§ WHAT IS REQUIRED
Write out each line word for word. Drop pictures.
·····
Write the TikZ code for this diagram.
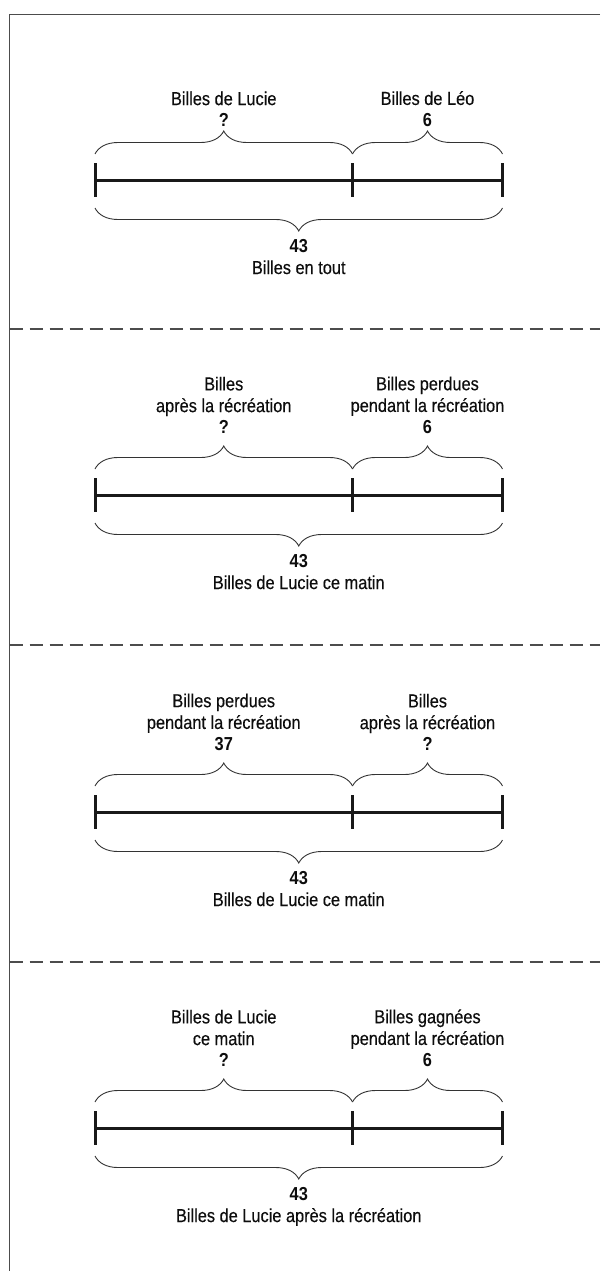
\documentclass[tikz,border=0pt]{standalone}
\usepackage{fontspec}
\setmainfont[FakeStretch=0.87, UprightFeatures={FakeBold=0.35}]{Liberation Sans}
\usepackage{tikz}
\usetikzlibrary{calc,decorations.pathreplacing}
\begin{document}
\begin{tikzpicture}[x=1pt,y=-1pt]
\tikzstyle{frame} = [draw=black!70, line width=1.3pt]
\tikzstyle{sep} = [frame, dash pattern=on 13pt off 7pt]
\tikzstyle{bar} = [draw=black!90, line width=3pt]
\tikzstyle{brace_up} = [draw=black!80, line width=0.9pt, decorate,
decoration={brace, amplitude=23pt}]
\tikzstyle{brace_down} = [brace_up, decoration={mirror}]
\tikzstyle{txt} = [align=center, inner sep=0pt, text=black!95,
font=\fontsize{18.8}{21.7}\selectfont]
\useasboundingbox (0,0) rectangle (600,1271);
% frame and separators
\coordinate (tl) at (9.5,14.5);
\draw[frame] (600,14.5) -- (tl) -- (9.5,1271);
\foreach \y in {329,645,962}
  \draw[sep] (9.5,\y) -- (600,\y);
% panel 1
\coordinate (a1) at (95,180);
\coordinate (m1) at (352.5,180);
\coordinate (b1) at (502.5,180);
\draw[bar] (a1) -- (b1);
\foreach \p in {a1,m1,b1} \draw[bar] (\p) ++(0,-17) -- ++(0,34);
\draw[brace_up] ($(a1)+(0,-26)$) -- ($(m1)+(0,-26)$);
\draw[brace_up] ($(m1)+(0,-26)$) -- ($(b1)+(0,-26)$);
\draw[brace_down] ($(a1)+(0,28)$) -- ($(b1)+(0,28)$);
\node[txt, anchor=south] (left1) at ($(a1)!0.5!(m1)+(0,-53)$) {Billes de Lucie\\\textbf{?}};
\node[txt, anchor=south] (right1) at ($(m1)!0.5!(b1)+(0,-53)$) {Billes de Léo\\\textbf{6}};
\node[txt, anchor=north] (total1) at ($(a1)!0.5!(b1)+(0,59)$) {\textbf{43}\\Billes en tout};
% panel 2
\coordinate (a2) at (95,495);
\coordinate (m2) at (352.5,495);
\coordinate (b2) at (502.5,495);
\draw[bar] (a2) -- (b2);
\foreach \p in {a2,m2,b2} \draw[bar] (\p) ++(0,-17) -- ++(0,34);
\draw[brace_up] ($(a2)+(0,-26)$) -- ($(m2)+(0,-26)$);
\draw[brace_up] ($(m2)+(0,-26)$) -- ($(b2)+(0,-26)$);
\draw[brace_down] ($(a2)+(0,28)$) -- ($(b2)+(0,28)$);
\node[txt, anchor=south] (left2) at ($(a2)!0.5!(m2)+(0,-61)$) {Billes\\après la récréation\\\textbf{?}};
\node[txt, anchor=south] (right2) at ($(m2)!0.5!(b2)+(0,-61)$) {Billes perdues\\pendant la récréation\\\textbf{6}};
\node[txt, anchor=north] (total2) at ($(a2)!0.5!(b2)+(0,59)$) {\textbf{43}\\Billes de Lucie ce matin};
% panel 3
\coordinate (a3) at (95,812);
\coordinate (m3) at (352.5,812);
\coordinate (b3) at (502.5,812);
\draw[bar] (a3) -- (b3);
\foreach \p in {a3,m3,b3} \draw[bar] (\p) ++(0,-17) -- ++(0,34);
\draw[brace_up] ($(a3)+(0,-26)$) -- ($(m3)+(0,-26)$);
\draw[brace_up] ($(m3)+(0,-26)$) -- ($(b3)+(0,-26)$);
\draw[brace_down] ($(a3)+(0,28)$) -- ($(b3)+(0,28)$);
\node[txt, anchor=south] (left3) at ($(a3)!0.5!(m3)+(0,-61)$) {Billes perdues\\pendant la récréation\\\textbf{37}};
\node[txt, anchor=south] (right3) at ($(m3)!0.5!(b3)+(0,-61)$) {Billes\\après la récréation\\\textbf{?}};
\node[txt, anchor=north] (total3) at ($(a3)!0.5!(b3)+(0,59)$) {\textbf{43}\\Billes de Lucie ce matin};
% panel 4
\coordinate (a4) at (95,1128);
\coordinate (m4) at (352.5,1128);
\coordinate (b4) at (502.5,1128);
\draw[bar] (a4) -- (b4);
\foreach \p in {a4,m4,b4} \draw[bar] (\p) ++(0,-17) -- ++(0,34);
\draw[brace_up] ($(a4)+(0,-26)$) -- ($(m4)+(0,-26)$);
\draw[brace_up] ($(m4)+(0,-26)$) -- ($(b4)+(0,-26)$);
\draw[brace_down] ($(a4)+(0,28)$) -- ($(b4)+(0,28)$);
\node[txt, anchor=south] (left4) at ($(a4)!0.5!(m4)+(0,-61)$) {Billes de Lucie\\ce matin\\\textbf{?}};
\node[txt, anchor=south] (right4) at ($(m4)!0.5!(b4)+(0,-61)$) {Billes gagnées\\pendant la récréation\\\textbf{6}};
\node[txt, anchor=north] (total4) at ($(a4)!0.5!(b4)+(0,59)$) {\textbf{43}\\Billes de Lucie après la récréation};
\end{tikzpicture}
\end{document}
·····
§ IN RESPONSE
Write the TikZ code for this diagram.
\documentclass[tikz,border=0pt]{standalone}
\usepackage{fontspec}
\setmainfont[FakeStretch=0.87, UprightFeatures={FakeBold=0.35}]{Liberation Sans}
\usepackage{tikz}
\usetikzlibrary{calc,decorations.pathreplacing}
\begin{document}
\begin{tikzpicture}[x=1pt,y=-1pt]
\tikzstyle{frame} = [draw=black!70, line width=1.3pt]
\tikzstyle{sep} = [frame, dash pattern=on 13pt off 7pt]
\tikzstyle{bar} = [draw=black!90, line width=3pt]
\tikzstyle{brace_up} = [draw=black!80, line width=0.9pt, decorate,
decoration={brace, amplitude=23pt}]
\tikzstyle{brace_down} = [brace_up, decoration={mirror}]
\tikzstyle{txt} = [align=center, inner sep=0pt, text=black!95,
font=\fontsize{18.8}{21.7}\selectfont]
\useasboundingbox (0,0) rectangle (600,1271);
% frame and separators
\coordinate (tl) at (9.5,14.5);
\draw[frame] (600,14.5) -- (tl) -- (9.5,1271);
\foreach \y in {329,645,962}
  \draw[sep] (9.5,\y) -- (600,\y);
% panel 1
\coordinate (a1) at (95,180);
\coordinate (m1) at (352.5,180);
\coordinate (b1) at (502.5,180);
\draw[bar] (a1) -- (b1);
\foreach \p in {a1,m1,b1} \draw[bar] (\p) ++(0,-17) -- ++(0,34);
\draw[brace_up] ($(a1)+(0,-26)$) -- ($(m1)+(0,-26)$);
\draw[brace_up] ($(m1)+(0,-26)$) -- ($(b1)+(0,-26)$);
\draw[brace_down] ($(a1)+(0,28)$) -- ($(b1)+(0,28)$);
\node[txt, anchor=south] (left1) at ($(a1)!0.5!(m1)+(0,-53)$) {Billes de Lucie\\\textbf{?}};
\node[txt, anchor=south] (right1) at ($(m1)!0.5!(b1)+(0,-53)$) {Billes de Léo\\\textbf{6}};
\node[txt, anchor=north] (total1) at ($(a1)!0.5!(b1)+(0,59)$) {\textbf{43}\\Billes en tout};
% panel 2
\coordinate (a2) at (95,495);
\coordinate (m2) at (352.5,495);
\coordinate (b2) at (502.5,495);
\draw[bar] (a2) -- (b2);
\foreach \p in {a2,m2,b2} \draw[bar] (\p) ++(0,-17) -- ++(0,34);
\draw[brace_up] ($(a2)+(0,-26)$) -- ($(m2)+(0,-26)$);
\draw[brace_up] ($(m2)+(0,-26)$) -- ($(b2)+(0,-26)$);
\draw[brace_down] ($(a2)+(0,28)$) -- ($(b2)+(0,28)$);
\node[txt, anchor=south] (left2) at ($(a2)!0.5!(m2)+(0,-61)$) {Billes\\après la récréation\\\textbf{?}};
\node[txt, anchor=south] (right2) at ($(m2)!0.5!(b2)+(0,-61)$) {Billes perdues\\pendant la récréation\\\textbf{6}};
\node[txt, anchor=north] (total2) at ($(a2)!0.5!(b2)+(0,59)$) {\textbf{43}\\Billes de Lucie ce matin};
% panel 3
\coordinate (a3) at (95,812);
\coordinate (m3) at (352.5,812);
\coordinate (b3) at (502.5,812);
\draw[bar] (a3) -- (b3);
\foreach \p in {a3,m3,b3} \draw[bar] (\p) ++(0,-17) -- ++(0,34);
\draw[brace_up] ($(a3)+(0,-26)$) -- ($(m3)+(0,-26)$);
\draw[brace_up] ($(m3)+(0,-26)$) -- ($(b3)+(0,-26)$);
\draw[brace_down] ($(a3)+(0,28)$) -- ($(b3)+(0,28)$);
\node[txt, anchor=south] (left3) at ($(a3)!0.5!(m3)+(0,-61)$) {Billes perdues\\pendant la récréation\\\textbf{37}};
\node[txt, anchor=south] (right3) at ($(m3)!0.5!(b3)+(0,-61)$) {Billes\\après la récréation\\\textbf{?}};
\node[txt, anchor=north] (total3) at ($(a3)!0.5!(b3)+(0,59)$) {\textbf{43}\\Billes de Lucie ce matin};
% panel 4
\coordinate (a4) at (95,1128);
\coordinate (m4) at (352.5,1128);
\coordinate (b4) at (502.5,1128);
\draw[bar] (a4) -- (b4);
\foreach \p in {a4,m4,b4} \draw[bar] (\p) ++(0,-17) -- ++(0,34);
\draw[brace_up] ($(a4)+(0,-26)$) -- ($(m4)+(0,-26)$);
\draw[brace_up] ($(m4)+(0,-26)$) -- ($(b4)+(0,-26)$);
\draw[brace_down] ($(a4)+(0,28)$) -- ($(b4)+(0,28)$);
\node[txt, anchor=south] (left4) at ($(a4)!0.5!(m4)+(0,-61)$) {Billes de Lucie\\ce matin\\\textbf{?}};
\node[txt, anchor=south] (right4) at ($(m4)!0.5!(b4)+(0,-61)$) {Billes gagnées\\pendant la récréation\\\textbf{6}};
\node[txt, anchor=north] (total4) at ($(a4)!0.5!(b4)+(0,59)$) {\textbf{43}\\Billes de Lucie après la récréation};
\end{tikzpicture}
\end{document}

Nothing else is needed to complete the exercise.